Farm-to-retail price spread widens during pandemic
It’s common knowledge that the response to COVID-19 severely disrupted the food supply chain, but new information sheds light on how the pandemic widened the gap between what consumers pay at the store and what farmers receive for their products.
According to a report by the American Farm Bureau Federation, the farm-to-retail price spread hit record levels during the pandemic—particularly for the beef and pork industries.
“If you look at the farm-to-retail price spread for beef, in June it was $5.21 per pound, and that is the highest it’s been ever since the data was collected beginning back in 1970,” said Michael Nepveux, an AFBF economist. “You see a similar story in pork. So the farm-to-retail spread for pork hit its record in June at $3.65 per pound.”

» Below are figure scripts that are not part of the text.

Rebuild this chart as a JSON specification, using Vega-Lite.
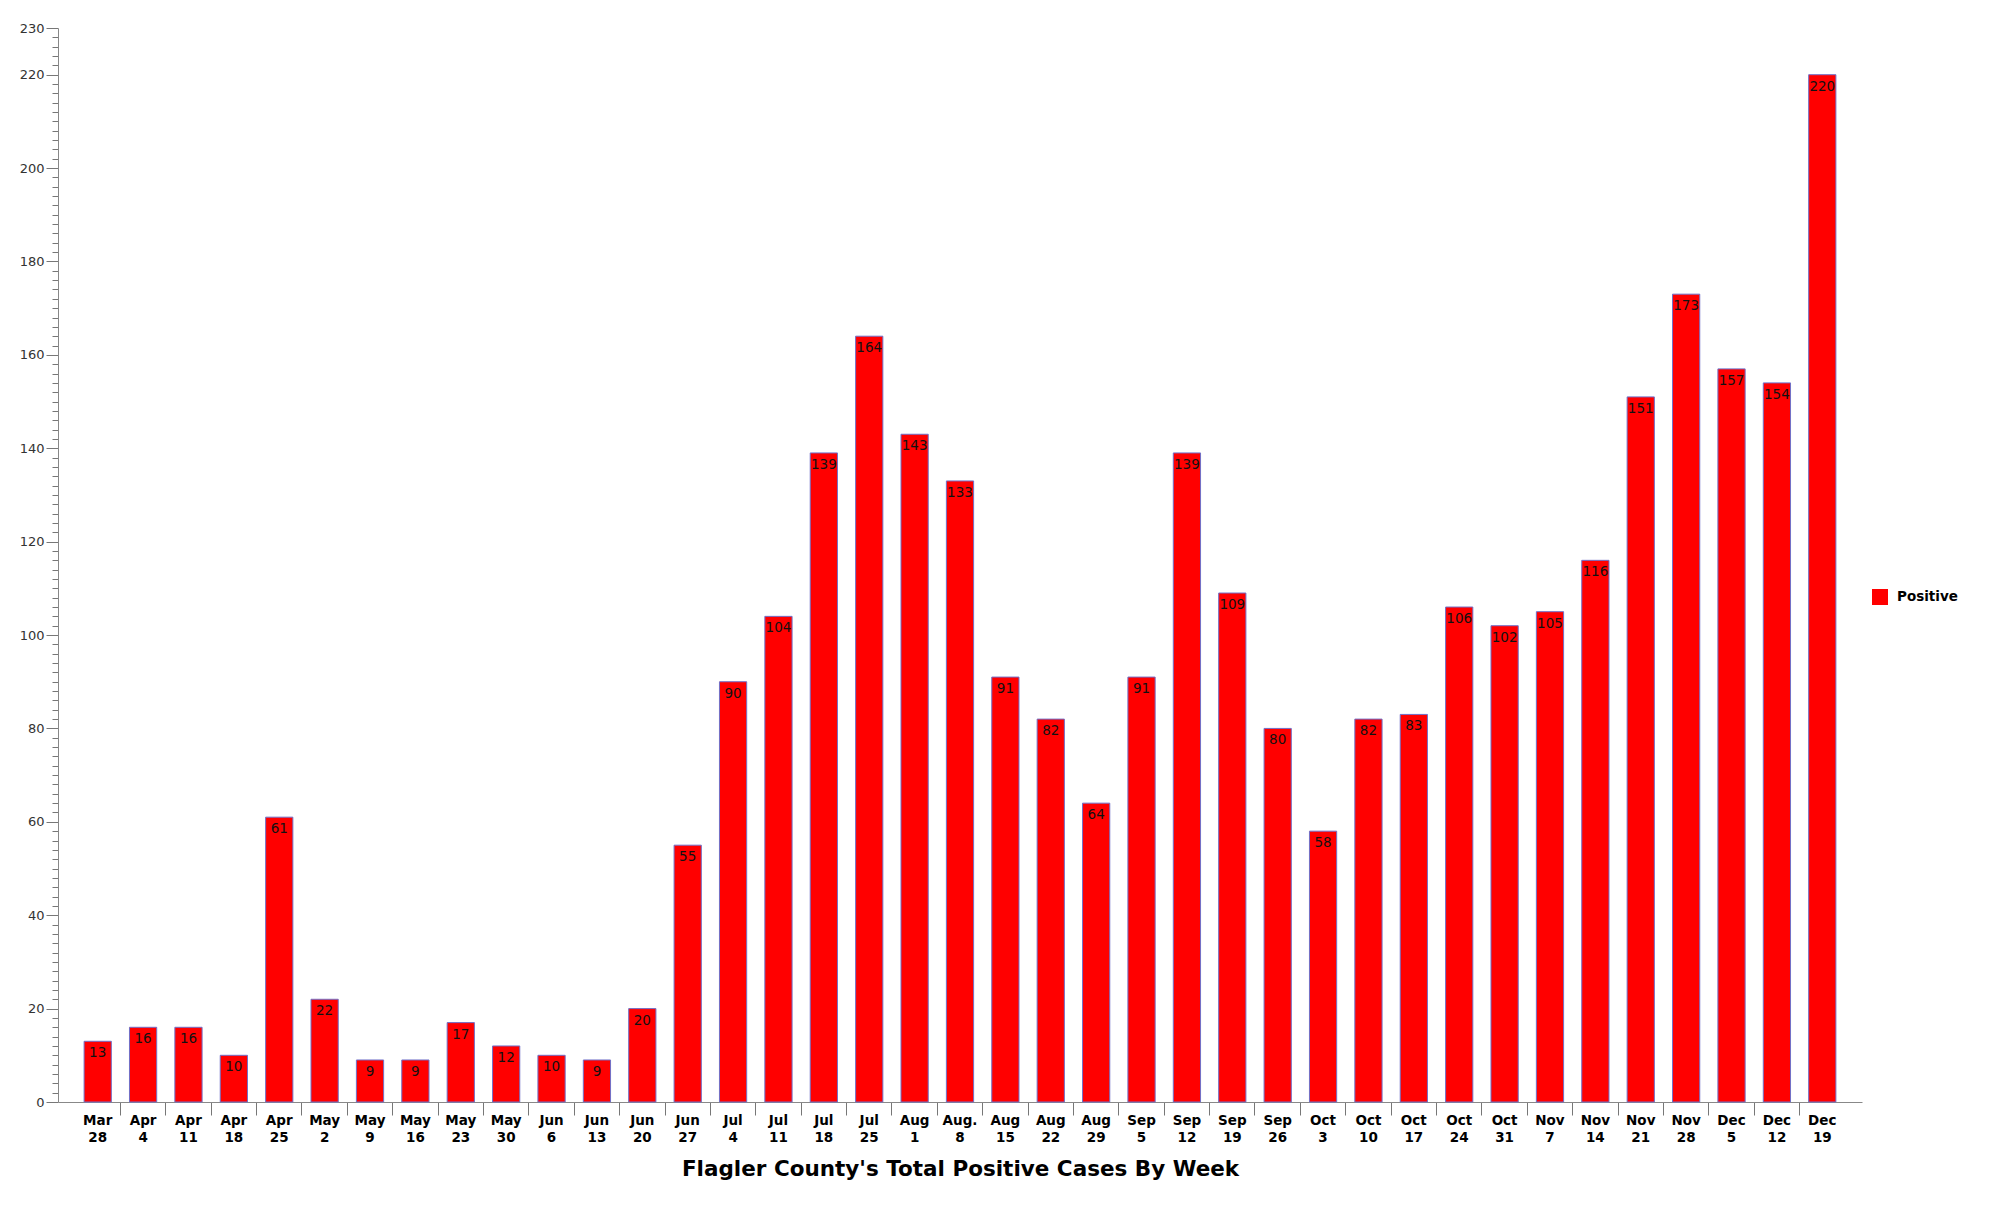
{
  "$schema": "https://vega.github.io/schema/vega-lite/v6.json",
  "autosize": {"type": "none"},
  "width": 1804,
  "height": 1074,
  "padding": {"left": 58, "top": 28, "right": 138, "bottom": 105},
  "background": "white",
  "config": {"view": {"stroke": null}, "font": "DejaVu Sans"},
  "data": {
    "values": [
      {"Week": "Mar 28", "Cases": 13, "Series": "Positive"},
      {"Week": "Apr 4", "Cases": 16, "Series": "Positive"},
      {"Week": "Apr 11", "Cases": 16, "Series": "Positive"},
      {"Week": "Apr 18", "Cases": 10, "Series": "Positive"},
      {"Week": "Apr 25", "Cases": 61, "Series": "Positive"},
      {"Week": "May 2", "Cases": 22, "Series": "Positive"},
      {"Week": "May 9", "Cases": 9, "Series": "Positive"},
      {"Week": "May 16", "Cases": 9, "Series": "Positive"},
      {"Week": "May 23", "Cases": 17, "Series": "Positive"},
      {"Week": "May 30", "Cases": 12, "Series": "Positive"},
      {"Week": "Jun 6", "Cases": 10, "Series": "Positive"},
      {"Week": "Jun 13", "Cases": 9, "Series": "Positive"},
      {"Week": "Jun 20", "Cases": 20, "Series": "Positive"},
      {"Week": "Jun 27", "Cases": 55, "Series": "Positive"},
      {"Week": "Jul 4", "Cases": 90, "Series": "Positive"},
      {"Week": "Jul 11", "Cases": 104, "Series": "Positive"},
      {"Week": "Jul 18", "Cases": 139, "Series": "Positive"},
      {"Week": "Jul 25", "Cases": 164, "Series": "Positive"},
      {"Week": "Aug 1", "Cases": 143, "Series": "Positive"},
      {"Week": "Aug. 8", "Cases": 133, "Series": "Positive"},
      {"Week": "Aug 15", "Cases": 91, "Series": "Positive"},
      {"Week": "Aug 22", "Cases": 82, "Series": "Positive"},
      {"Week": "Aug 29", "Cases": 64, "Series": "Positive"},
      {"Week": "Sep 5", "Cases": 91, "Series": "Positive"},
      {"Week": "Sep 12", "Cases": 139, "Series": "Positive"},
      {"Week": "Sep 19", "Cases": 109, "Series": "Positive"},
      {"Week": "Sep 26", "Cases": 80, "Series": "Positive"},
      {"Week": "Oct 3", "Cases": 58, "Series": "Positive"},
      {"Week": "Oct 10", "Cases": 82, "Series": "Positive"},
      {"Week": "Oct 17", "Cases": 83, "Series": "Positive"},
      {"Week": "Oct 24", "Cases": 106, "Series": "Positive"},
      {"Week": "Oct 31", "Cases": 102, "Series": "Positive"},
      {"Week": "Nov 7", "Cases": 105, "Series": "Positive"},
      {"Week": "Nov 14", "Cases": 116, "Series": "Positive"},
      {"Week": "Nov 21", "Cases": 151, "Series": "Positive"},
      {"Week": "Nov 28", "Cases": 173, "Series": "Positive"},
      {"Week": "Dec 5", "Cases": 157, "Series": "Positive"},
      {"Week": "Dec 12", "Cases": 154, "Series": "Positive"},
      {"Week": "Dec 19", "Cases": 220, "Series": "Positive"}
    ]
  },
  "encoding": {
    "x": {
      "field": "Week",
      "type": "nominal",
      "sort": null,
      "scale": {"paddingInner": 0, "paddingOuter": 0.375},
      "axis": {
        "title": "Flagler County's Total Positive Cases By Week",
        "titleFont": "DejaVu Sans",
        "titleFontSize": 21.5,
        "titleFontWeight": "bold",
        "titleColor": "#000000",
        "titlePadding": 14,
        "labelAngle": 0,
        "labelExpr": "split(datum.label, ' ')",
        "labelFont": "DejaVu Sans",
        "labelFontWeight": "bold",
        "labelFontSize": 13.5,
        "labelColor": "#000000",
        "labelLineHeight": 17.5,
        "labelPadding": -2,
        "labelOverlap": false,
        "labelBound": false,
        "bandPosition": 0,
        "tickSize": 13,
        "tickWidth": 1,
        "tickColor": {"condition": {"test": "datum.value === 'Mar 28'", "value": "transparent"}, "value": "#777777"},
        "domainColor": "#888888",
        "domainWidth": 1
      }
    },
    "y": {
      "field": "Cases",
      "type": "quantitative",
      "scale": {"domain": [0, 230], "nice": false},
      "axis": {
        "title": null,
        "values": [0,2,4,6,8,10,12,14,16,18,20,22,24,26,28,30,32,34,36,38,40,42,44,46,48,50,52,54,56,58,60,62,64,66,68,70,72,74,76,78,80,82,84,86,88,90,92,94,96,98,100,102,104,106,108,110,112,114,116,118,120,122,124,126,128,130,132,134,136,138,140,142,144,146,148,150,152,154,156,158,160,162,164,166,168,170,172,174,176,178,180,182,184,186,188,190,192,194,196,198,200,202,204,206,208,210,212,214,216,218,220,222,224,226,228,230],
        "labelExpr": "(datum.value % 20 === 0 || datum.value === 230) ? datum.label : ''",
        "labelOverlap": false,
        "labelBound": false,
        "labelFlush": false,
        "labelFont": "DejaVu Sans",
        "labelFontSize": 13,
        "labelColor": "#333333",
        "labelPadding": 2,
        "tickSize": {"condition": {"test": "datum.value % 20 === 0 || datum.value === 230", "value": 12}, "value": 6},
        "tickColor": "#777777",
        "tickWidth": 1,
        "domainColor": "#888888",
        "domainWidth": 1,
        "grid": false
      }
    }
  },
  "layer": [
    {
      "mark": {"type": "bar", "width": {"band": 0.6}, "stroke": "#7070c8", "strokeWidth": 1},
      "encoding": {
        "color": {
          "field": "Series",
          "type": "nominal",
          "scale": {"range": ["#ff0000"]},
          "legend": {
            "title": null,
            "orient": "none",
            "legendX": 1814,
            "legendY": 561,
            "symbolType": "square",
            "symbolSize": 256,
            "symbolStrokeWidth": 0,
            "labelFont": "DejaVu Sans",
            "labelFontSize": 13.5,
            "labelFontWeight": "bold",
            "labelColor": "#000000",
            "labelOffset": 9
          }
        }
      }
    },
    {
      "mark": {"type": "text", "baseline": "top", "align": "center", "dy": 5, "fontSize": 13.5, "font": "DejaVu Sans"},
      "encoding": {
        "text": {"field": "Cases", "type": "quantitative"},
        "color": {"value": "#111111"},
        "fontWeight": {
          "condition": {"test": "indexOf(['Mar 28','Apr 4','Apr 11','Apr 18','Apr 25','May 2','May 9','May 16','May 23','May 30','Jun 6','Jun 13','Jun 20','Jun 27'], datum.Week) >= 0", "value": "bold"},
          "value": "normal"
        }
      }
    }
  ]
}
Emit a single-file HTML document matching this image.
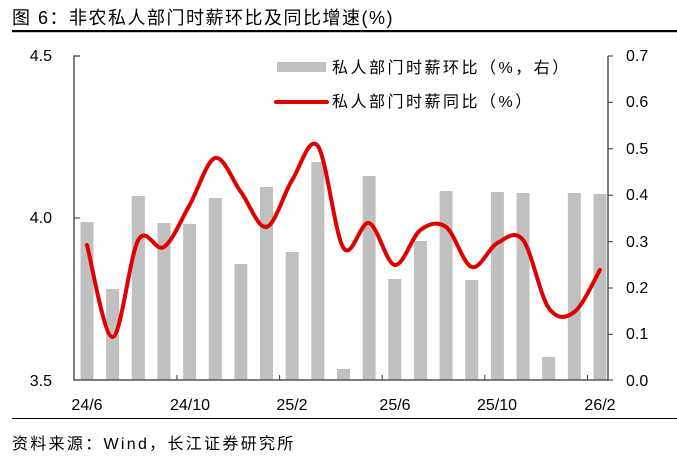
<!DOCTYPE html>
<html><head><meta charset="utf-8"><style>
body{margin:0;background:#fff;}
svg{display:block;font-family:"Liberation Sans","Noto Sans CJK SC",sans-serif;}
</style></head><body>
<svg id="s" width="677" height="458" viewBox="0 0 677 458">
<text x="12" y="24" font-size="18" letter-spacing="1.5" fill="#000">图 6：非农私人部门时薪环比及同比增速(%)</text>
<rect x="12" y="30" width="665" height="2.2" fill="#000"/>
<rect x="12" y="418" width="665" height="1" fill="#000"/>
<text x="12" y="449" font-size="16" letter-spacing="2.3" fill="#000">资料来源：Wind，长江证券研究所</text>
<g id="bars" fill="#c0c0c0"></g>
<path d="M80 56H74V380H608V56" fill="none" stroke="#555" stroke-width="1.5"/>
<path d="M74 218H80M608 56H613M608 102.4H613M608 148.8H613M608 195.2H613M608 241.6H613M608 288H613M608 334.4H613M608 380H613M177 380V375M279.6 380V375M382.2 380V375M484.8 380V375M587.4 380V375" stroke="#333" stroke-width="1"/>
<g font-size="16" fill="#000">
<text x="52" y="61" text-anchor="end">4.5</text>
<text x="52" y="223" text-anchor="end">4.0</text>
<text x="52" y="386" text-anchor="end">3.5</text>
<text x="626" y="61">0.7</text><text x="626" y="107">0.6</text><text x="626" y="154">0.5</text><text x="626" y="200">0.4</text><text x="626" y="247">0.3</text><text x="626" y="293">0.2</text><text x="626" y="339">0.1</text><text x="626" y="386">0.0</text>
<text x="87" y="410" text-anchor="middle">24/6</text>
<text x="190" y="410" text-anchor="middle">24/10</text>
<text x="292" y="410" text-anchor="middle">25/2</text>
<text x="395" y="410" text-anchor="middle">25/6</text>
<text x="497" y="410" text-anchor="middle">25/10</text>
<text x="600" y="410" text-anchor="middle">26/2</text>
</g>
<rect x="277" y="62" width="49" height="10" fill="#c0c0c0"/>
<text x="332" y="73" font-size="16" letter-spacing="2.5">私人部门时薪环比（%，右）</text>
<line x1="276" y1="102" x2="327" y2="102" stroke="#e00000" stroke-width="4" stroke-linecap="round"/>
<text x="332" y="107" font-size="16" letter-spacing="2.5">私人部门时薪同比（%）</text>
<path id="ln" fill="none" stroke="#e00000" stroke-width="4" stroke-linecap="round"/>
</svg>
<script>
var tops=[222,289,196,223,224,198,264,187,252,162,369,176,279,241,191,280,192,193,357,193,194];
var ys=[245,337,240,247,205,158,192,227,180,146,248,223,265,230,227,267,243,240,308,312,270];
var g=document.getElementById('bars'),h='';
function X(i){return 87+i*25.65;}
for(var i=0;i<21;i++){h+='<rect x="'+(X(i)-6.5)+'" y="'+tops[i]+'" width="13" height="'+(380-tops[i])+'"/>';}
g.innerHTML=h;
var p='M'+X(0)+' '+ys[0];
for(var i=0;i<20;i++){
var x0=X(Math.max(i-1,0)),y0=ys[Math.max(i-1,0)],x1=X(i),y1=ys[i],x2=X(i+1),y2=ys[i+1],x3=X(Math.min(i+2,20)),y3=ys[Math.min(i+2,20)];
p+=' C'+(x1+(x2-x0)/6)+' '+(y1+(y2-y0)/6)+' '+(x2-(x3-x1)/6)+' '+(y2-(y3-y1)/6)+' '+x2+' '+y2;}
document.getElementById('ln').setAttribute('d',p);
</script>
</body></html>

Nepveux attributes the spread to labor issues and restrictions at processing plants that created a shortage of beef and pork. Wholesale and retail prices increased, but because there was an oversupply of animals that couldn’t be processed, the prices for live animals declined.
“The record farm-to-retail price spreads for cattle and hogs in 2020 have aggravated a lot of livestock producers that produce and deliver animals to the commodity-level supply chains,” said Tony Banks, senior assistant director of agriculture, development and innovation for Virginia Farm Bureau Federation.
Emily Bryant, a Botetourt County beef cattle producer, said her family farm has been adversely affected. “It would be safe to say that our operation has seen a decline of 15-20% in prices for cattle sold from late February to mid-August,” she said. “We pray that we are past the worst of it. Prices have rebounded for now. The markets seem to be a little stronger.”
Bruce Stanger, a Montgomery County beef cattle farmer and member of the VFBF state board and Livestock Advisory Committee, said he also believes the worst has passed, but it’s “a shame that we always get the short end of the stick” when it comes to prices.
“We’ve got the animals and we have to sell them, and we’re sort of at the mercy of whoever’s buying.”
Banks added that, as processors adjust to the changes caused by the pandemic and implement protocols to protect workers, meat processing volumes are rebounding.
“The more animals that can be processed and the more meat that can be sold will help farmers see improved prices for their livestock at the markets,” he said.